I don't know if I can do this with my limit:
$$\lim _{n\rightarrow \infty }{\frac {n \left( 2\,n \right) ^{2\,n}{ {\rm e}^{-2\,n}}}{ \left( 2\,n \right) !} \left( {\frac { \left( 2\,n \right) !}{ \left( 2\,n \right) ^{2\,n}{{\rm e}^{-2\,n}}}}-{\frac { \left( 2\,n+2 \right) !}{ \left( 2\,n+2 \right) ^{2\,n+2}{{\rm e}^{-2 \,n-2}}}} \right) }= $$
$$=\lim _{n\rightarrow \infty }{\frac {n}{ \sqrt{4\,\pi \,n}} \left( { \frac { \left( 2\,n \right) !}{ \left( 2\,n \right) ^{2\,n}{{\rm e}^{- 2\,n}}}}-{\frac { \left( 2\,n+2 \right) !}{ \left( 2\,n+2 \right) ^{2 \,n+2}{{\rm e}^{-2\,n-2}}}} \right) }= $$
$$=\lim _{n\rightarrow \infty }{\frac {n \left( 2\,n \right) !}{ \left( 2 \,n \right) ^{2\,n}{{\rm e}^{-2\,n}} \sqrt{4\,\pi \,n}}}-\lim _{n \rightarrow \infty }{\frac {n \left( 2\,n+2 \right) !}{ \left( 2\,n+2 \right) ^{2\,n+2}{{\rm e}^{-2\,n-2}} \sqrt{4\,\pi \,n}}}= $$
$$=\lim _{n\rightarrow \infty }{\frac {n \sqrt{4\,\pi \,n}-n \sqrt{2\, \pi \, \left( 2\,n+2 \right) }}{ \sqrt{4\,\pi \,n}}}= \lim _{n\rightarrow \infty }\frac {\sqrt{2\,{n}^{2}}- \sqrt{2\,{n}^{ 2}+2\,n}}{ \sqrt{2}}. $$
Is "legal" to separate the limit, apply Stirling and then reattach it?
Thanks.
You can separate the limit into two terms or factors if both of them converge.

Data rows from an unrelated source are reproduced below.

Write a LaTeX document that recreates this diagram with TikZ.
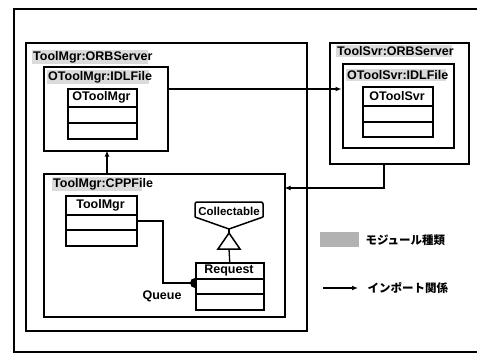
\documentclass[tikz,border=0pt]{standalone}
\usepackage{fontspec}
\setmainfont{Liberation Sans}
\newfontfamily\jpfont{Noto Sans CJK JP}
\usetikzlibrary{arrows.meta}
\begin{document}
\begin{tikzpicture}[x=1pt,y=-1pt,
  frame/.style={draw=black,line width=1.5pt},
  box/.style={draw=black,line width=1.5pt},
  lbl/.style={anchor=west,fill=black!14,inner sep=1pt,font=\bfseries\fontsize{12.5}{13}\selectfont,text width=#1},
  ctitle/.style={font=\bfseries\fontsize{12.5}{13}\selectfont},
  jp/.style={anchor=west,font=\jpfont\bfseries\fontsize{11.5}{13}\selectfont},
  imp/.style={line width=1.3pt,-{Latex[length=6pt,width=5pt]}},
  lnk/.style={line width=1.3pt}]
\useasboundingbox (0,0) rectangle (477,356);
% outer frame
\draw[frame] (477,9) -- (14,9) -- (14,352) -- (477,352);
% ToolMgr:ORBServer
\node[box,minimum width=281pt,minimum height=288pt,anchor=north west,inner sep=0] (mgrsrv) at (25,42) {};
\node[lbl=114pt] (mgrsrvl) at (32,57) {ToolMgr:ORBServer};
% OToolMgr:IDLFile
\node[box,minimum width=124pt,minimum height=84pt,anchor=north west,inner sep=0] (mgridl) at (43,66) {};
\node[lbl=100pt] (mgridll) at (47,77) {OToolMgr:IDLFile};
% OToolMgr class
\node[box,minimum width=69pt,minimum height=50pt,anchor=north west,inner sep=0] (otm) at (67,88) {};
\draw[box] (67,107) -- (136,107) (67,123) -- (136,123);
\node[ctitle] (otmt) at (101.5,97.5) {OToolMgr};
% ToolMgr:CPPFile
\node[box,minimum width=241pt,minimum height=143pt,anchor=north west,inner sep=0] (cpp) at (43,173) {};
\node[lbl=88pt] (cppl) at (52,184) {ToolMgr:CPPFile};
% ToolMgr class
\node[box,minimum width=71pt,minimum height=50pt,anchor=north west,inner sep=0] (tm) at (65,195) {};
\draw[box] (65,215) -- (136,215) (65,230) -- (136,230);
\node[ctitle] (tmt) at (100.5,205) {ToolMgr};
% Collectable
\draw[box,rounded corners=2pt] (195,217) -- (195,202) -- (263,202) -- (263,217);
\draw[box] (195,217) -- (229,229) -- (263,217);
\node[font=\bfseries\fontsize{11.5}{12}\selectfont] (coll) at (229,211) {Collectable};
% generalization
\coordinate (apex) at (229,233);
\draw[box] (apex) -- (218,249) -- (240,249) -- cycle;
\draw[lnk] (229,229) -- (apex);
% Request class
\node[box,minimum width=68pt,minimum height=47pt,anchor=north west,inner sep=0] (req) at (195,262) {};
\draw[box] (195,279) -- (263,279) (195,294) -- (263,294);
\node[ctitle] (reqt) at (229,270.5) {Request};
\draw[lnk] (229,249) -- (req.north);
% aggregation
\draw[lnk] (136,221) -- (163,221) -- (163,283) -- (195,283);
\fill (195,278) arc[start angle=90,end angle=270,radius=5pt] -- cycle;
\node[ctitle,anchor=east] (queue) at (185,296) {Queue};
% ToolSvr:ORBServer
\node[box,minimum width=139pt,minimum height=121pt,anchor=north west,inner sep=0] (svrsrv) at (329,42) {};
\node[lbl=114pt] (svrsrvl) at (336,51) {ToolSvr:ORBServer};
\node[box,minimum width=111pt,minimum height=84pt,anchor=north west,inner sep=0] (svridl) at (342,63) {};
\node[lbl=98pt] (svridll) at (346,75) {OToolSvr:IDLFile};
\node[box,minimum width=70pt,minimum height=50pt,anchor=north west,inner sep=0] (ots) at (362,86) {};
\draw[box] (362,106) -- (432,106) (362,122) -- (432,122);
\node[ctitle] (otst) at (397,96) {OToolSvr};
% imports
\draw[imp] (107,173) -- (107,150.5);
\draw[imp] (167,89) -- (341.5,89);
\draw[imp] (384,163) -- (384,188) -- (284.5,188);
% legend
\node[fill=black!30,minimum width=39pt,minimum height=15pt,anchor=north west,inner sep=0] (legbox) at (320,232) {};
\node[jp] (leg1) at (362,240) {モジュール種類};
\coordinate (la) at (323,288);
\coordinate (lb) at (358,288);
\draw[imp] (la) -- (lb);
\node[jp] (leg2) at (364,288) {インポート関係};
\end{tikzpicture}
\end{document}
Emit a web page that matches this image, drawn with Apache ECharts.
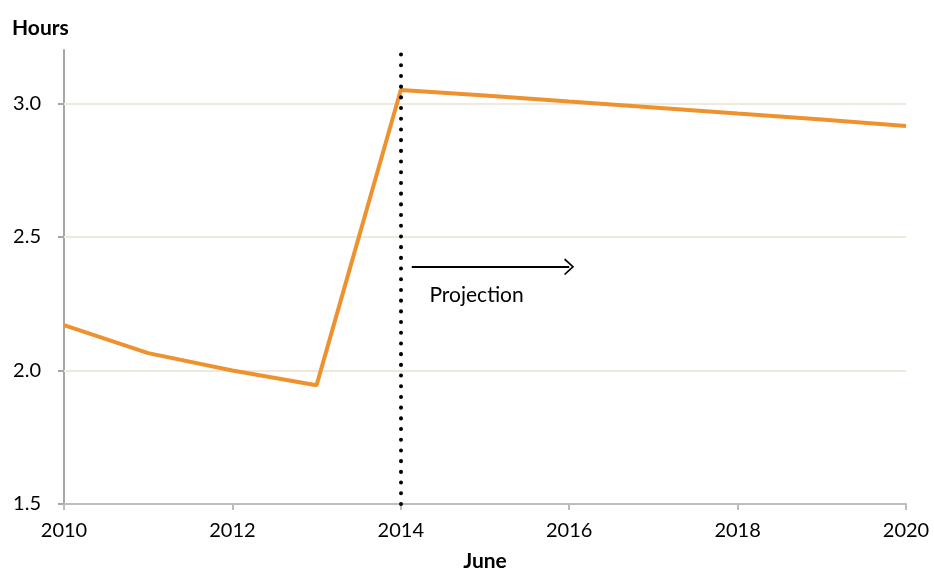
<!DOCTYPE html>
<html>
<head>
<meta charset="utf-8">
<script src="https://cdn.jsdelivr.net/npm/echarts@6/dist/echarts.min.js"></script>
<style>
  html, body { margin: 0; padding: 0; background: #fff; }
  #main { width: 934px; height: 570px; }
</style>
</head>
<body>
<div id="main"></div>
<script>
// chart data
const years = [2010, 2011, 2012, 2013, 2014, 2015, 2016, 2017, 2018, 2019, 2020];
const hours = [2.17, 2.065, 2.0, 1.945, 3.05, 3.03, 3.007, 2.985, 2.962, 2.94, 2.915];
const yTicks = [1.5, 2.0, 2.5, 3.0];
const gridValues = [2.0, 2.5, 3.0];
const projectionYear = 2014;
const arrowFrom = [2014.13, 2.388];
const arrowTo = [2016.0, 2.388];
const projectionLabelAt = [2014.9, 2.281];

const FONT = 'Lato, "Open Sans", sans-serif';

let myChart = echarts.init(document.getElementById('main'));

let option = {
  backgroundColor: '#fff',
  animation: false,
  title: {
    text: 'Hours',
    left: 7,
    top: 13,
    textStyle: { fontFamily: FONT, fontWeight: 'bold', fontSize: 21, color: '#000' }
  },
  grid: { left: 64, right: 28, top: 50, bottom: 66, outerBoundsMode: 'none', containLabel: false },
  xAxis: {
    type: 'value',
    min: 2010,
    max: 2020,
    interval: 2,
    name: 'June',
    nameLocation: 'middle',
    nameGap: 47,
    nameTextStyle: { fontFamily: FONT, fontWeight: 'bold', fontSize: 21, color: '#000' },
    axisLine: { lineStyle: { color: '#bdbdbd', width: 2 } },
    axisTick: { show: true, length: 6, lineStyle: { color: '#bdbdbd', width: 2 } },
    axisLabel: {
      margin: 17,
      fontFamily: FONT, fontSize: 20, color: '#000',
      formatter: v => String(v)
    },
    splitLine: { show: false }
  },
  yAxis: {
    type: 'value',
    min: 1.5,
    max: 3.2,
    interval: 0.5,
    axisLine: { show: true, lineStyle: { color: '#a6a6a6', width: 2 } },
    axisTick: { show: true, length: 6, customValues: yTicks, lineStyle: { color: '#a6a6a6', width: 2 } },
    axisLabel: {
      margin: 23,
      customValues: yTicks,
      fontFamily: FONT, fontSize: 20, color: '#000',
      formatter: v => v.toFixed(1)
    },
    splitLine: { show: false }
  },
  series: [
    {
      name: 'Hours',
      type: 'line',
      data: years.map((y, i) => [y, hours[i]]),
      symbol: 'none',
      z: 3,
      lineStyle: { color: '#ee9230', width: 4 },
      markLine: {
        silent: true,
        symbol: 'none',
        z: 1,
        label: { show: false },
        lineStyle: { color: '#ede9dc', width: 2, type: 'solid' },
        data: gridValues.map(v => ({ yAxis: v }))
      }
    },
    {
      name: 'projection',
      type: 'line',
      data: [],
      z: 5,
      markLine: {
        silent: true,
        symbol: 'none',
        label: { show: false },
        data: [
          {
            xAxis: projectionYear,
            lineStyle: { color: '#000', width: 4, type: [0.1, 10.6], cap: 'round' }
          },
          [
            { coord: arrowFrom, symbol: 'none' },
            {
              coord: arrowTo,
              symbol: 'path://M0,10 L5,0 L10,10 L9,10.8 L5,2.6 L1,10.8 Z',
              symbolSize: [17, 10],
              lineStyle: { color: '#000', width: 2, type: 'solid' }
            }
          ]
        ],
        lineStyle: { color: '#000', width: 2, type: 'solid' }
      },
      markPoint: {
        silent: true,
        symbol: 'circle',
        symbolSize: 0,
        label: {
          show: true,
          position: 'inside',
          formatter: 'Projection',
          fontFamily: FONT, fontSize: 21, color: '#000'
        },
        data: [{ coord: projectionLabelAt }]
      }
    }
  ]
};

myChart.setOption(option);
</script>
</body>
</html>
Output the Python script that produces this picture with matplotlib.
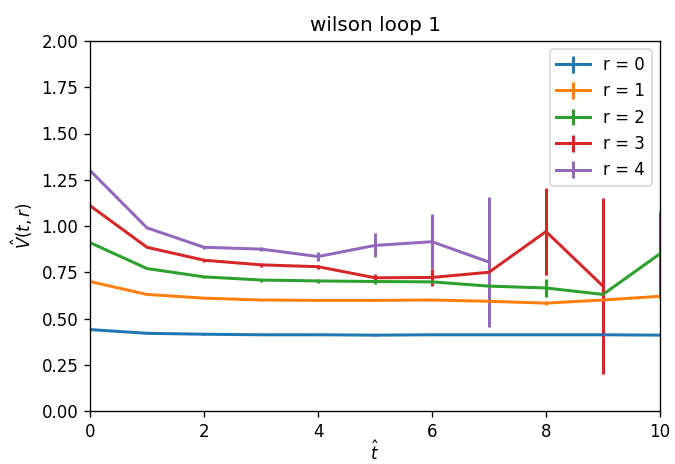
import numpy as np
import matplotlib
matplotlib.use("Agg")
import matplotlib.pyplot as plt

t0 = [0, 1, 2, 3, 4, 5, 6, 7, 8, 9, 10]
v0 = [0.44, 0.42, 0.415, 0.412, 0.412, 0.41, 0.412, 0.412, 0.412, 0.412, 0.41]
e0 = [0.003, 0.003, 0.003, 0.003, 0.003, 0.003, 0.003, 0.003, 0.003, 0.003, 0.003]

t1 = [0, 1, 2, 3, 4, 5, 6, 7, 8, 9, 10]
v1 = [0.70, 0.63, 0.61, 0.60, 0.598, 0.598, 0.60, 0.593, 0.583, 0.60, 0.62]
e1 = [0.003, 0.003, 0.004, 0.004, 0.005, 0.006, 0.007, 0.008, 0.01, 0.01, 0.012]

t2 = [0, 1, 2, 3, 4, 5, 6, 7, 8, 9, 10]
v2 = [0.91, 0.77, 0.725, 0.708, 0.703, 0.70, 0.698, 0.675, 0.665, 0.63, 0.85]
e2 = [0.004, 0.005, 0.006, 0.008, 0.01, 0.012, 0.015, 0.02, 0.05, 0.02, 0.23]

t3 = [0, 1, 2, 3, 4, 5, 6, 7, 8, 9]
v3 = [1.11, 0.885, 0.815, 0.79, 0.78, 0.72, 0.722, 0.75, 0.97, 0.675]
e3 = [0.005, 0.006, 0.008, 0.01, 0.01, 0.02, 0.045, 0.02, 0.235, 0.475]

t4 = [0, 1, 2, 3, 4, 5, 6, 7]
v4 = [1.30, 0.99, 0.885, 0.875, 0.835, 0.895, 0.915, 0.805]
e4 = [0.005, 0.006, 0.008, 0.012, 0.025, 0.065, 0.15, 0.35]

series = [(t0, v0, e0, "r = 0"), (t1, v1, e1, "r = 1"), (t2, v2, e2, "r = 2"),
          (t3, v3, e3, "r = 3"), (t4, v4, e4, "r = 4")]

DPI = 120
fig = plt.figure(figsize=(675 / DPI, 464 / DPI), dpi=DPI)
ax = fig.add_axes([90 / 675, 1 - 411 / 464, 570 / 675, 370 / 464])
for t, v, e, lab in series:
    ax.errorbar(t, v, yerr=e, label=lab, lw=1.8, elinewidth=1.8)
ax.set_xlim(0, 10)
ax.set_ylim(0, 2)
ax.set_title("wilson loop 1")
ax.set_xlabel(r"$\hat{t}$", labelpad=0)
ax.set_ylabel(r"$\hat{V}(t, r)$")
ax.legend(loc="upper right")
fig.savefig("out.png", dpi=DPI)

You don't need to separate them to apply Stirling's formula.
You don't even need to apply Stirling's approximation at all, since the factorials in the numerators and denominator cancel each other almost completely out.